APS-15 data animations

In the 1950's, radar data was recorded by making a photograph of each sweep on the PPI display. The data animation sequence shown in the film presents the time lapse sequences from two convective precipitation events as viewed by the APS-15. This radar also captured a similar image sequence during a tornado on 9 April 1953.

The brightness dynamic range of both the CRT phosphor coating and the camera film were limited. To increase the echo intensity measurement range, ISWS modified the radar receiver so that the gain could be reduced in several fixed steps. Thus, the shrunken echo area that remained at a reduced gain setting could be associated with a returned power level greater than a known value. Illumination of the various lamps around the date annotation in the image indicated the gain setting that was in use. The assembly of echo intensity contour plots involved manual tracing of the of the echo edges seen at the sequence of gain steps onto a common sheet of translucent paper.

Example rainfall analyses

Based on the manually prepared echo intensity contour plots, a time history of the received power was developed over a network of rain gauges operated by ISWS; this network was centered approximately 20 statute miles west-northwest of Willard Airport. The images shown in the film depict an example comparison of the radar-based rainfall amounts against the gauge accumulations. In the early 1950's, the methods of relating radar signal strength to rain rate were still evolving. For example, the radar equation correction factor for the non-uniform power density across the pulse volume was not published by Probert-Jones until 1962. Attenuation of the 3 cm wavelength signals was an additional complication.

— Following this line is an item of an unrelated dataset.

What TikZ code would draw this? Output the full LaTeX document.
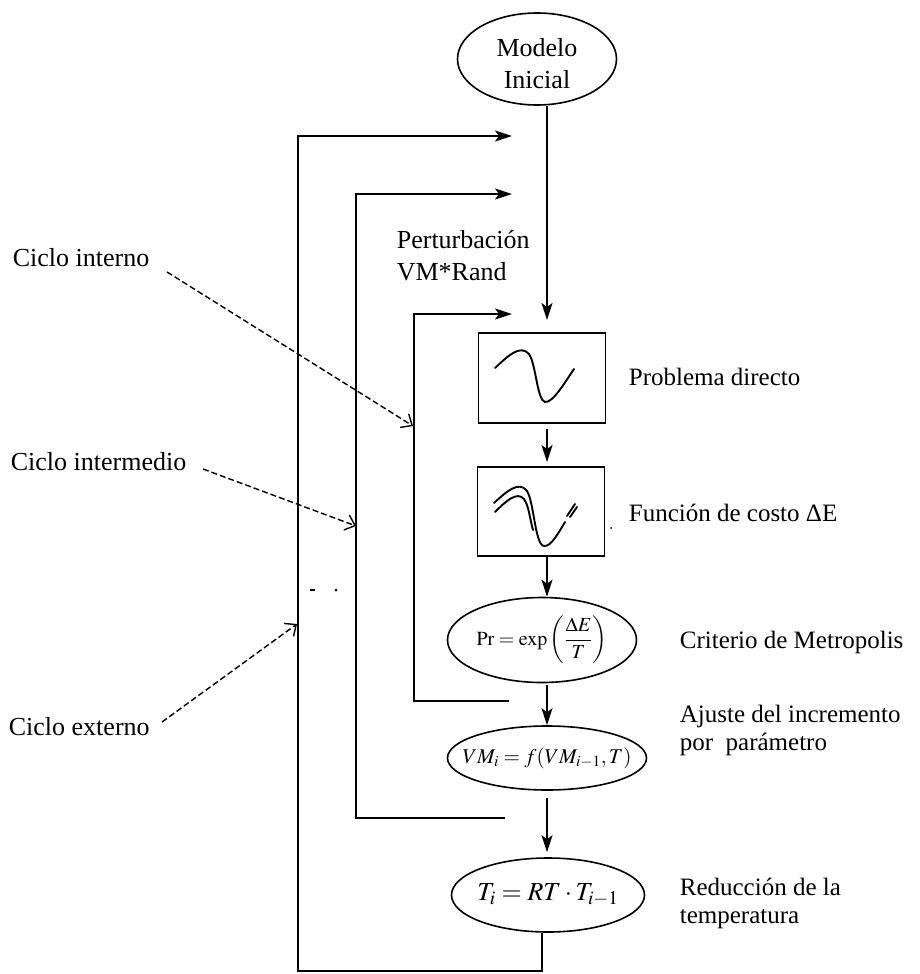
\documentclass[tikz,border=0pt]{standalone}
\usepackage{mathptmx}
\usepackage{fontspec}
\setmainfont{Liberation Serif}
\usetikzlibrary{arrows.meta,shapes.geometric}
\begin{document}
\begin{tikzpicture}[x=1pt,y=-1pt,
  line width=1.7pt,
  arr/.style={-{Stealth[length=17pt,width=11pt,inset=4pt]}},
  darr/.style={dash pattern=on 6pt off 3pt, line width=1.4pt, -{Straight Barb[length=9pt,width=16pt]}},
  ell/.style={draw, ellipse, inner sep=0pt, line width=1.6pt},
  boxnode/.style={draw, rectangle, inner sep=0pt, line width=1.9pt},
  curve/.style={line width=1.9pt, line cap=round},
  lbl/.style={font=\fontsize{26}{30}\selectfont, anchor=west, inner sep=0pt},
  rlbl/.style={font=\fontsize{25}{28}\selectfont, anchor=west, inner sep=0pt, align=left},
]
\useasboundingbox (0,0) rectangle (919,974);

% axis of the main chain
\coordinate (axis) at (547,0);

% nodes
\node[ell, minimum width=159pt, minimum height=92pt,
  label={[font=\fontsize{26}{32}\selectfont, align=center, yshift=-5pt]center:{Modelo\\Inicial}}] (modelo) at (537,59) {};
\node[boxnode, minimum width=127pt, minimum height=90pt] (box1) at (542,378) {};
\node[boxnode, minimum width=127pt, minimum height=89pt] (box2) at (541,511.5) {};
\node[ell, minimum width=189pt, minimum height=85pt,
  label={[font=\fontsize{20}{24}\selectfont]center:{$\mathrm{Pr}=\exp\left(\displaystyle\frac{\Delta E}{T}\right)$}}] (pr) at (542,640) {};
\node[ell, minimum width=199pt, minimum height=64pt,
  label={[font=\fontsize{21}{24}\selectfont]center:{$VM_{i}=f(VM_{i-1},T)$}}] (vm) at (547,758) {};
\node[ell, minimum width=193pt, minimum height=74pt,
  label={[font=\fontsize{26}{30}\selectfont]center:{$T_{i}=RT\cdot T_{i-1}$}}] (tt) at (548,895) {};

% curves inside boxes
\draw[curve] (495,368) .. controls (508,356) and (520,344) .. (529,354)
  .. controls (536,364) and (537,400) .. (545,402)
  .. controls (553,403) and (565,382) .. (574,369);
\draw[curve] (494,503) .. controls (506,492) and (519,480) .. (527,491)
  .. controls (534,502) and (535,545) .. (544,546)
  .. controls (551,547) and (559,532) .. (565,522);
\draw[curve] (495,512) .. controls (506,501) and (517,491) .. (524,499)
  .. controls (529,506) and (530,520) .. (533,530);
\draw[curve] (567,516) -- (575,504);
\draw[curve] (570,517) -- (577,507);
\fill (611,528) circle (1pt);

% labels right
\node[rlbl] (lprob) at (628,377) {Problema directo};
\node[rlbl] (lfunc) at (628,513) {Función de costo ΔE};
\node[rlbl] (lcrit) at (679,642) {Criterio de Metropolis};
\node[rlbl] (lajus) at (679,730) {Ajuste del incremento\\por\ \ parámetro};
\node[rlbl] (lredu) at (679,903) {Reducción de la\\temperatura};
\node[rlbl, font=\fontsize{26}{32}\selectfont] (lpert) at (396,256) {Perturbación\\VM*Rand};

% labels left
\node[lbl] (lint) at (12,258) {Ciclo interno};
\node[lbl] (lmed) at (10,462) {Ciclo intermedio};
\node[lbl] (lext) at (8,727) {Ciclo externo};

% main chain arrows
\coordinate (in1) at (547,320);
\draw[arr] (axis |- modelo.south) -- (in1);
\draw[arr, shorten <=5pt, shorten >=4pt] (axis |- box1.south) -- (axis |- box2.north);
\draw[arr] (axis |- box2.south) -- (axis |- pr.north);
\draw[arr, shorten <=2pt] (axis |- pr.south) -- (axis |- vm.north);
\draw[arr, shorten <=7pt, shorten >=5pt] (axis |- vm.south) -- (axis |- tt.north);

% loops
\coordinate (tb) at (542,971);
\coordinate (oB) at (298,971);
\coordinate (oT) at (298,136);
\coordinate (oE) at (512,136);
\draw[arr] (tb |- tt.south) -- (tb) -- (oB) -- (oT) -- (oE);

\coordinate (mS) at (505,818);
\coordinate (mB) at (356,818);
\coordinate (mT) at (356,194);
\coordinate (mE) at (512,194);
\draw[arr] (mS) -- (mB) -- (mT) -- (mE);

\coordinate (iS) at (509,701);
\coordinate (iB) at (414,701);
\coordinate (iT) at (414,314);
\coordinate (iE) at (512,314);
\draw[arr] (iS) -- (iB) -- (iT) -- (iE);

% dashed pointers
\coordinate (pint0) at (167,272);
\coordinate (pint1) at (413,426);
\coordinate (pmed0) at (203,469);
\coordinate (pmed1) at (356,526);
\coordinate (pext0) at (162,722);
\coordinate (pext1) at (297,624);
\draw[darr] (pint0) -- (pint1);
\draw[darr] (pmed0) -- (pmed1);
\draw[darr] (pext0) -- (pext1);

% dots
\draw[line width=1.5pt] (310,590) -- (315,590);
\fill (336,590) circle (1.5pt);
\end{tikzpicture}
\end{document}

The pioneering efforts contained in this 1954-era film document the technical challenges that existed in the early days of radar meteorology. The collection of analogue data using WWII-surplus radar equipment and the time-consuming manual analysis of the resultant photographic images are primitive methodologies in comparison to current practices. Never the less, the advances and failures of these early efforts guided the subsequent evolution of weather radar technology. Much of the foundation of modern day methods for estimating rainfall using digital signal processing techniques applied to dual-polarization radar data was laid in the 1950's.